▸ **Items**
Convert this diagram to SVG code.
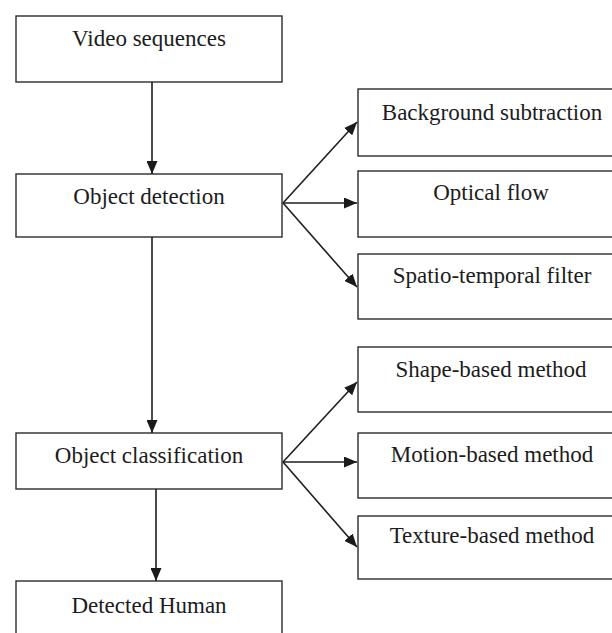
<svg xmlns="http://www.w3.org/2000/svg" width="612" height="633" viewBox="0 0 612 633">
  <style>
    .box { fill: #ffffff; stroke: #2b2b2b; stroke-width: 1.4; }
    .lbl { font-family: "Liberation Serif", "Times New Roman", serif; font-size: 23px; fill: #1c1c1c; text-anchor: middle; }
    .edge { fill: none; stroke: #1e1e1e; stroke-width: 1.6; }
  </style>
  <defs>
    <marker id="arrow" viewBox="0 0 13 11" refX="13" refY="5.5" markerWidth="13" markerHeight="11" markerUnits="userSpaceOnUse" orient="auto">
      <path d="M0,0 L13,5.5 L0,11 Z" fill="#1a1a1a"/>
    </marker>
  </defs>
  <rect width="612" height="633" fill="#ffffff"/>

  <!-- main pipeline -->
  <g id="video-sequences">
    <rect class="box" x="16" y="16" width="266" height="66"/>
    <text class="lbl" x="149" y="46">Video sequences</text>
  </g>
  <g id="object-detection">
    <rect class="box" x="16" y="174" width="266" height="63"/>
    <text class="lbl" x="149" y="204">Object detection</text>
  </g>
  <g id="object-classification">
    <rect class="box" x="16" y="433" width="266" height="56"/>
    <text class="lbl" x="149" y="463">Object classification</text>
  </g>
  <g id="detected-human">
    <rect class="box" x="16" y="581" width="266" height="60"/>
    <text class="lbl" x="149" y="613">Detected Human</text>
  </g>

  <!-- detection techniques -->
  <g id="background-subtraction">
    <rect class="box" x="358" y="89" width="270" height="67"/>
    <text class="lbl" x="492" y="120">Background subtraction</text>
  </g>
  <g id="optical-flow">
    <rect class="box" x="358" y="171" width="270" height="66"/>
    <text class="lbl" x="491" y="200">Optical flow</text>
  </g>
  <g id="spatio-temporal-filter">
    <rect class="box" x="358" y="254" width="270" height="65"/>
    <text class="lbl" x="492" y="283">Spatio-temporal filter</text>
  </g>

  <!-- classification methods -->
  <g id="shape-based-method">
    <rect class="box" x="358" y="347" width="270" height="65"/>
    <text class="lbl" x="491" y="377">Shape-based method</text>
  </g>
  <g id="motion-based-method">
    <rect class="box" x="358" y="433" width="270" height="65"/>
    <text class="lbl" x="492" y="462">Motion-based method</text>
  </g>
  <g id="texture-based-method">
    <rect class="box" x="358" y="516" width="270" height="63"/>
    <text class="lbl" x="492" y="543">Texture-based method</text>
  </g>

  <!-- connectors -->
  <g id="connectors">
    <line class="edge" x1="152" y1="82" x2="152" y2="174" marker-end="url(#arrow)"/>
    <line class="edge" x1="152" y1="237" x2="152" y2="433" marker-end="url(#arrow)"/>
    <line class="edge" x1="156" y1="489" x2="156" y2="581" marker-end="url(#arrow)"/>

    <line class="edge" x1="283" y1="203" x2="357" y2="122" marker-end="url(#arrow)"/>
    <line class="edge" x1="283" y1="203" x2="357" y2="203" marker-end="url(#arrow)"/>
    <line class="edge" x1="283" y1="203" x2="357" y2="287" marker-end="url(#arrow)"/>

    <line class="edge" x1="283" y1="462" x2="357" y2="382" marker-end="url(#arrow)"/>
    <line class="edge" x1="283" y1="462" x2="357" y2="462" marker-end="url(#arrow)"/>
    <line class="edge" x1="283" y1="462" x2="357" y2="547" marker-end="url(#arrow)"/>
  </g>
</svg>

==

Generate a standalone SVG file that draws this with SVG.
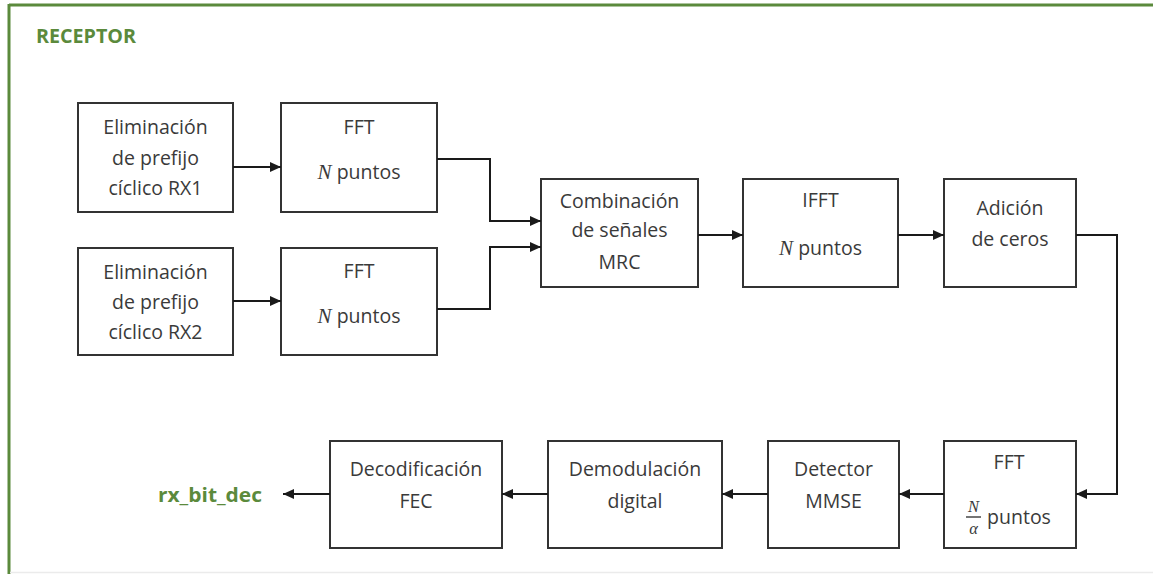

---

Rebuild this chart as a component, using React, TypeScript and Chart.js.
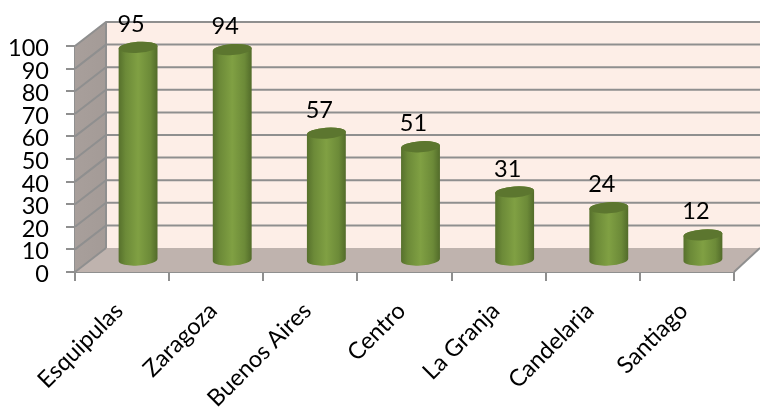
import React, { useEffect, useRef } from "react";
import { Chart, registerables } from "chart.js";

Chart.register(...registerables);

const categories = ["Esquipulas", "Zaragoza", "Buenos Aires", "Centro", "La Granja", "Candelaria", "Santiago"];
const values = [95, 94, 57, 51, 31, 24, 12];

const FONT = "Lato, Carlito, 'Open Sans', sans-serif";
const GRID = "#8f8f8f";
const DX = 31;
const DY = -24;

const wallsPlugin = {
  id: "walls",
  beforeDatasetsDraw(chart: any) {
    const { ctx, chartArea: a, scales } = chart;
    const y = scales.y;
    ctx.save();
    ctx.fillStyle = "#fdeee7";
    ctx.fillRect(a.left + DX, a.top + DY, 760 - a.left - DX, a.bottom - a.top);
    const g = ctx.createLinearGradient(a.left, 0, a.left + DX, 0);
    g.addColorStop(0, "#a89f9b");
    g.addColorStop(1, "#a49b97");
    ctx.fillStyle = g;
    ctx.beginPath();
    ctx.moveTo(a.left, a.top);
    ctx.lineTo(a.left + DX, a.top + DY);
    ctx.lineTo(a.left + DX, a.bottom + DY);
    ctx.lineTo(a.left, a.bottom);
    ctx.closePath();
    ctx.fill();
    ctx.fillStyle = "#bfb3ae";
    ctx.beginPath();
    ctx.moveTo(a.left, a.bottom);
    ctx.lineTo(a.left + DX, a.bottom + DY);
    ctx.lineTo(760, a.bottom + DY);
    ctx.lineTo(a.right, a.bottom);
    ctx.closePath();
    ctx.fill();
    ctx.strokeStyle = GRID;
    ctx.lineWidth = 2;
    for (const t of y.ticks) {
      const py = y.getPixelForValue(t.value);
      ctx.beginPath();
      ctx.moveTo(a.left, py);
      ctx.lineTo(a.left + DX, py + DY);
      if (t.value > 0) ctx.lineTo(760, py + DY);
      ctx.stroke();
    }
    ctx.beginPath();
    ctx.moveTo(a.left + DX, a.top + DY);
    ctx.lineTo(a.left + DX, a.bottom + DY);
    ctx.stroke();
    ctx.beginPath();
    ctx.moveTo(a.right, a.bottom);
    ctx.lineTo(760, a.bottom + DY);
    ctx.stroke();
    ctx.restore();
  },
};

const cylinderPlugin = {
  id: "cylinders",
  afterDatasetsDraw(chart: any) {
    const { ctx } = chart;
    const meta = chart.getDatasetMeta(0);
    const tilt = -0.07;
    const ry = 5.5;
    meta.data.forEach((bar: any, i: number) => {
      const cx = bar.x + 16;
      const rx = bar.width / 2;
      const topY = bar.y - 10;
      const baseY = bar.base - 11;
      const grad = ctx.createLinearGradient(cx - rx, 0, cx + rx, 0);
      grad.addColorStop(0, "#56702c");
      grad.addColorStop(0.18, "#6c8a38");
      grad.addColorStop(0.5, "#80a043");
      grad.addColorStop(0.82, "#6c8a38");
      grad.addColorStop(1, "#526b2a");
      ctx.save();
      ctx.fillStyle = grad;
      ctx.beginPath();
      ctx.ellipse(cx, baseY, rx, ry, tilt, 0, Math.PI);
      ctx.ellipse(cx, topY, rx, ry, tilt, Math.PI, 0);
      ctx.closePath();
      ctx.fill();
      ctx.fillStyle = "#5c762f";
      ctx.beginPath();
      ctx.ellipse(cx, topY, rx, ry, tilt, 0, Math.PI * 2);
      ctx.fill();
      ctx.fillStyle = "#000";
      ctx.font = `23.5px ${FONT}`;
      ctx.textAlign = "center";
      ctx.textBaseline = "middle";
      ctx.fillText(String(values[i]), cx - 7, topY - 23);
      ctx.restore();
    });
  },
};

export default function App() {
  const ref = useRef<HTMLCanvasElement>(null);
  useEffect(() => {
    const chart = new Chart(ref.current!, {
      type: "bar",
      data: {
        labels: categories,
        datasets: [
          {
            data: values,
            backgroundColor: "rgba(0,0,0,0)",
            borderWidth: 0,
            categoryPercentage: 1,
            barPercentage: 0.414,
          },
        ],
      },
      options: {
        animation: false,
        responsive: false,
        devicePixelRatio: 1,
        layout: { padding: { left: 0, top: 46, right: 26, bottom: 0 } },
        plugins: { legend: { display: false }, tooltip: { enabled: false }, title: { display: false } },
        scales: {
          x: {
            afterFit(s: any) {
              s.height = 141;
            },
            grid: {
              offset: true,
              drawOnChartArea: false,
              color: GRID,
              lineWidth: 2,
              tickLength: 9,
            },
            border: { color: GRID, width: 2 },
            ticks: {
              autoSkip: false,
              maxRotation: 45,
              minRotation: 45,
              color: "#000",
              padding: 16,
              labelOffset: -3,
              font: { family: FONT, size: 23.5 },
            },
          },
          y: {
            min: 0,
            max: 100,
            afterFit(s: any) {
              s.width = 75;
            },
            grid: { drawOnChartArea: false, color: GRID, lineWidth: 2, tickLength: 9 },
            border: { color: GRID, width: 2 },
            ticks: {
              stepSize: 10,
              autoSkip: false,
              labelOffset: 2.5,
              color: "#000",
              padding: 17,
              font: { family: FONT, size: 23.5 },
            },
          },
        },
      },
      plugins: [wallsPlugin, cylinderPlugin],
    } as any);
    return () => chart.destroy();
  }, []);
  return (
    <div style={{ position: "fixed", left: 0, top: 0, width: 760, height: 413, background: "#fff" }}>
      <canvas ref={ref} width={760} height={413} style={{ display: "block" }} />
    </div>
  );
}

▸ **Stated task**
Repeat only the lines from the one holding "Rebuild this chart" to the one holding "const DY = -24;", both ends included, and drop the images.

▸ **Reply**
Rebuild this chart as a component, using React, TypeScript and Chart.js.
import React, { useEffect, useRef } from "react";
import { Chart, registerables } from "chart.js";

Chart.register(...registerables);

const categories = ["Esquipulas", "Zaragoza", "Buenos Aires", "Centro", "La Granja", "Candelaria", "Santiago"];
const values = [95, 94, 57, 51, 31, 24, 12];

const FONT = "Lato, Carlito, 'Open Sans', sans-serif";
const GRID = "#8f8f8f";
const DX = 31;
const DY = -24;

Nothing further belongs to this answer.